▸ Your task
Exclude images, then output the remaining data verbatim.

▸ Information shown
☆ ☆ ☆ ☆ ☆ ☆ ☆

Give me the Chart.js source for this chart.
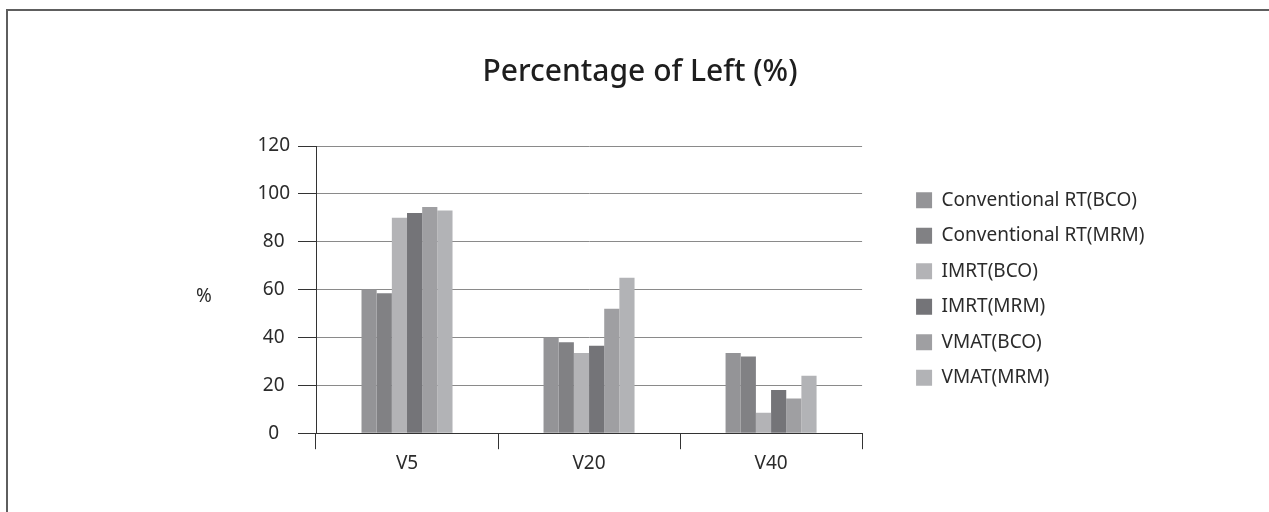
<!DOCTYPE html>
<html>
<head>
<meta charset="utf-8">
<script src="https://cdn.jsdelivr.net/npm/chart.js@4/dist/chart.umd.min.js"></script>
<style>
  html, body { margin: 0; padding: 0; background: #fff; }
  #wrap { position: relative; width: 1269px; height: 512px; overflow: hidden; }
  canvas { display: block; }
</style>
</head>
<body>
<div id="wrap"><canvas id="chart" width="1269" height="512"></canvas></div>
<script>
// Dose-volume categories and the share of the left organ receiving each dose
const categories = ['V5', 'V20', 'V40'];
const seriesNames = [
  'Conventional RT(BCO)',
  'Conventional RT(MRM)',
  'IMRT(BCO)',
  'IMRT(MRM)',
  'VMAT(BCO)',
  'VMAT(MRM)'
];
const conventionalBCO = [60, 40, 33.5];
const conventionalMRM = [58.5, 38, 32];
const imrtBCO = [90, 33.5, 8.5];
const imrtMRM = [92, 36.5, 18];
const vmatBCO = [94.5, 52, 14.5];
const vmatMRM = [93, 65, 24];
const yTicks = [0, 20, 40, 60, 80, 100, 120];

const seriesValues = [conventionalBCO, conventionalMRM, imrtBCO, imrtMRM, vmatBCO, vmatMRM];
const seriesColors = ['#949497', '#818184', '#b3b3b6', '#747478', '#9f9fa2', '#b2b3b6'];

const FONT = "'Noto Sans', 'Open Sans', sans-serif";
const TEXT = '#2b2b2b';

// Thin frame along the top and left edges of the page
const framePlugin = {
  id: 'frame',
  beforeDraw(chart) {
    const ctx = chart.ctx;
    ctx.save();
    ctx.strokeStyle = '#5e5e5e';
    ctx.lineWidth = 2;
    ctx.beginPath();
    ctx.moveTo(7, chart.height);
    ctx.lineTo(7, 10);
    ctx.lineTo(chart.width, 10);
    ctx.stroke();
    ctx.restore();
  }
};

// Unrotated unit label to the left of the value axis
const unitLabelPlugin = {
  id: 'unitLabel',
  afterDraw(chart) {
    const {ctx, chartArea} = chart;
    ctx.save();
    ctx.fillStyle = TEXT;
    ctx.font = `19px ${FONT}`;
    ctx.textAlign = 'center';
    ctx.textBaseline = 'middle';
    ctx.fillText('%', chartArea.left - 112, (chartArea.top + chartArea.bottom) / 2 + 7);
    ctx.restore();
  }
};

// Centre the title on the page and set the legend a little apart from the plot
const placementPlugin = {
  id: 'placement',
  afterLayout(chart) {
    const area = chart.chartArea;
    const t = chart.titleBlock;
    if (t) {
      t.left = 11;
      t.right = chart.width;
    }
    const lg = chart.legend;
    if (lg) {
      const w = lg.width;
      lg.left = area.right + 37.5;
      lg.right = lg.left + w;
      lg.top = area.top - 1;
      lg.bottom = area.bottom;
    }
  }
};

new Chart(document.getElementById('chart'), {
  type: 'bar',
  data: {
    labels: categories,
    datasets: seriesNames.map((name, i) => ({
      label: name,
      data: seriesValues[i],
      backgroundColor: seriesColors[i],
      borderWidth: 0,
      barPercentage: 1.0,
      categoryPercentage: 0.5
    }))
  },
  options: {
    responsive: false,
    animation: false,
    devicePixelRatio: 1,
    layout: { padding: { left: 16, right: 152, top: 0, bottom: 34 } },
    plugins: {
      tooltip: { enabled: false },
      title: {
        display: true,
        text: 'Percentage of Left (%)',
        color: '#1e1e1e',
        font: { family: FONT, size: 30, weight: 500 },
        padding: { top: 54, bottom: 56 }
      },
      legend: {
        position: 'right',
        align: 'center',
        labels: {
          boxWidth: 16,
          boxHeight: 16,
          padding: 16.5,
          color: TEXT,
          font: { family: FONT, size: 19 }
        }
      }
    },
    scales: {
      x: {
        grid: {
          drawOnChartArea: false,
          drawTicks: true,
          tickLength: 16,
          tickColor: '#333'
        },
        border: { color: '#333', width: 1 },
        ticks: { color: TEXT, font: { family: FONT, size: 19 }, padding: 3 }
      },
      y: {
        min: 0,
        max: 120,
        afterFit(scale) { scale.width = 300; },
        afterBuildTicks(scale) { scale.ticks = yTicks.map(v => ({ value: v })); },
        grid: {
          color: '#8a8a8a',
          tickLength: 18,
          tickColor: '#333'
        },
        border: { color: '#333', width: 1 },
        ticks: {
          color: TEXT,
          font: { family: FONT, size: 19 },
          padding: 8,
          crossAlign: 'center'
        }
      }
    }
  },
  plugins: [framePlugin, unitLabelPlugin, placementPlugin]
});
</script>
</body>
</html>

☆ ☆ ☆ ☆ ☆ ☆ ☆

▸ Response to the task
Give me the Chart.js source for this chart.
<!DOCTYPE html>
<html>
<head>
<meta charset="utf-8">
<script src="https://cdn.jsdelivr.net/npm/chart.js@4/dist/chart.umd.min.js"></script>
<style>
  html, body { margin: 0; padding: 0; background: #fff; }
  #wrap { position: relative; width: 1269px; height: 512px; overflow: hidden; }
  canvas { display: block; }
</style>
</head>
<body>
<div id="wrap"><canvas id="chart" width="1269" height="512"></canvas></div>
<script>
// Dose-volume categories and the share of the left organ receiving each dose
const categories = ['V5', 'V20', 'V40'];
const seriesNames = [
  'Conventional RT(BCO)',
  'Conventional RT(MRM)',
  'IMRT(BCO)',
  'IMRT(MRM)',
  'VMAT(BCO)',
  'VMAT(MRM)'
];
const conventionalBCO = [60, 40, 33.5];
const conventionalMRM = [58.5, 38, 32];
const imrtBCO = [90, 33.5, 8.5];
const imrtMRM = [92, 36.5, 18];
const vmatBCO = [94.5, 52, 14.5];
const vmatMRM = [93, 65, 24];
const yTicks = [0, 20, 40, 60, 80, 100, 120];

const seriesValues = [conventionalBCO, conventionalMRM, imrtBCO, imrtMRM, vmatBCO, vmatMRM];
const seriesColors = ['#949497', '#818184', '#b3b3b6', '#747478', '#9f9fa2', '#b2b3b6'];

const FONT = "'Noto Sans', 'Open Sans', sans-serif";
const TEXT = '#2b2b2b';

// Thin frame along the top and left edges of the page
const framePlugin = {
  id: 'frame',
  beforeDraw(chart) {
    const ctx = chart.ctx;
    ctx.save();
    ctx.strokeStyle = '#5e5e5e';
    ctx.lineWidth = 2;
    ctx.beginPath();
    ctx.moveTo(7, chart.height);
    ctx.lineTo(7, 10);
    ctx.lineTo(chart.width, 10);
    ctx.stroke();
    ctx.restore();
  }
};

// Unrotated unit label to the left of the value axis
const unitLabelPlugin = {
  id: 'unitLabel',
  afterDraw(chart) {
    const {ctx, chartArea} = chart;
    ctx.save();
    ctx.fillStyle = TEXT;
    ctx.font = `19px ${FONT}`;
    ctx.textAlign = 'center';
    ctx.textBaseline = 'middle';
    ctx.fillText('%', chartArea.left - 112, (chartArea.top + chartArea.bottom) / 2 + 7);
    ctx.restore();
  }
};

// Centre the title on the page and set the legend a little apart from the plot
const placementPlugin = {
  id: 'placement',
  afterLayout(chart) {
    const area = chart.chartArea;
    const t = chart.titleBlock;
    if (t) {
      t.left = 11;
      t.right = chart.width;
    }
    const lg = chart.legend;
    if (lg) {
      const w = lg.width;
      lg.left = area.right + 37.5;
      lg.right = lg.left + w;
      lg.top = area.top - 1;
      lg.bottom = area.bottom;
    }
  }
};

new Chart(document.getElementById('chart'), {
  type: 'bar',
  data: {
    labels: categories,
    datasets: seriesNames.map((name, i) => ({
      label: name,
      data: seriesValues[i],
      backgroundColor: seriesColors[i],
      borderWidth: 0,
      barPercentage: 1.0,
      categoryPercentage: 0.5
    }))
  },
  options: {
    responsive: false,
    animation: false,
    devicePixelRatio: 1,
    layout: { padding: { left: 16, right: 152, top: 0, bottom: 34 } },
    plugins: {
      tooltip: { enabled: false },
      title: {
        display: true,
        text: 'Percentage of Left (%)',
        color: '#1e1e1e',
        font: { family: FONT, size: 30, weight: 500 },
        padding: { top: 54, bottom: 56 }
      },
      legend: {
        position: 'right',
        align: 'center',
        labels: {
          boxWidth: 16,
          boxHeight: 16,
          padding: 16.5,
          color: TEXT,
          font: { family: FONT, size: 19 }
        }
      }
    },
    scales: {
      x: {
        grid: {
          drawOnChartArea: false,
          drawTicks: true,
          tickLength: 16,
          tickColor: '#333'
        },
        border: { color: '#333', width: 1 },
        ticks: { color: TEXT, font: { family: FONT, size: 19 }, padding: 3 }
      },
      y: {
        min: 0,
        max: 120,
        afterFit(scale) { scale.width = 300; },
        afterBuildTicks(scale) { scale.ticks = yTicks.map(v => ({ value: v })); },
        grid: {
          color: '#8a8a8a',
          tickLength: 18,
          tickColor: '#333'
        },
        border: { color: '#333', width: 1 },
        ticks: {
          color: TEXT,
          font: { family: FONT, size: 19 },
          padding: 8,
          crossAlign: 'center'
        }
      }
    }
  },
  plugins: [framePlugin, unitLabelPlugin, placementPlugin]
});
</script>
</body>
</html>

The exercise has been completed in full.